New 10 Ga
Just bought a new 10 ga on Gunbroker some of you may have seen. Probably gave too much, but it is a grade 3 and according to the info posted here they only made about 100 of these. It is a lifter, 1880 or 1881, don't remember right now. It looks better in person than in the pictures. The action is dirty but in nice shape with really good engraving and a lot of case left, although faded. Barrels are dirty and faded brown. Three or four small pits in front of the chambers. Size three frame and substantial barrels. Chamber walls are almost 1/4". Bores are both .693, Chokes .026 and .036; Wall thickness is around ,06 in front third and the in the 0.100 range in the back 2/3. I am boiling the barrels as we speak. There is certainly plenty of metal in the barrels to take them about anywhere.
Forend has checkering almost filled/worn away. Beautiful piece of figured dark walnut underneath. The buttstock is a replacement in sad shape at the front in couple of cracks and chips, stock finished a little below the metal in some places with some inletting gaps. Original skeleton buttplate is there but in bad shape. The stock is in the same style as the serialization book but is not original. Yet it is really old, like as old as the gun looking. No checkering and cheap piec of plain American.

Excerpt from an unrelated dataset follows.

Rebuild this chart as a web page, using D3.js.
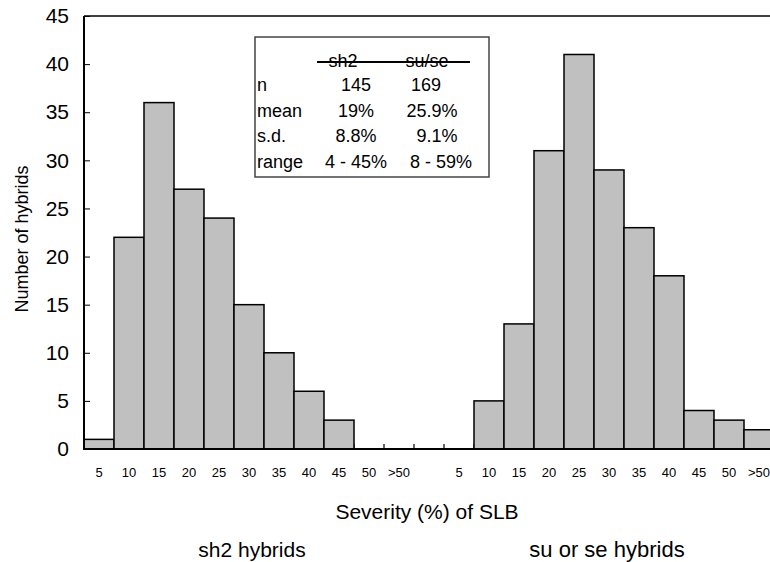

The really odd thing is that the book shows the gun as a D3. The gun matches everything in the serialization book except the buttstock is an inconsistent replacement and the barrels are marked Laminated steel with a P on the bottom for Parker made. The barrels are 30" as shown, grade 3 and size 3 and are marked in two places with the correct serial number. Every number on the gun (lockplates, forend and iron etc) have the correct number. The only answer would be that they were listed as D and really were ordered as Laminated or that at some point the barrels were replaced at the factory, but this would have been real soon after shipment because they made very few of these barrels and they wouldn't have been available. The replacement stock could have been a repair and plain wood specd to save money, but that would be hard to believe on a gun in this price range (at the time).
I have ordered a letter and hope it clears it up.
The gun functions perfectly, very tight, strong springs etc. The only mechanical problem I uncovered was the the trigger plate at the back had snapped in two right behind the triggers. Surprisingly it seemed to have no effect on the operation. The replacement stock didn't dfit well and the inleting was too deep so it snapped in two straight across when overtightened. That piec seems hard (due to the case hardening and the oiece was not deformed and the two pieces fit together so that the joint doesn't even show. I think a quick TIG weld with no rod will put it back in shape.
My plan is to clean the gun and weld the trigger plate, then repair the stock so the inletting fits. I will then have the barrels redone and a new stock semi-inlet. After installing the stock, I will have it recheckered. I think the action will look good as it is once cleaned.
Anyone have a stock duplicator they have used?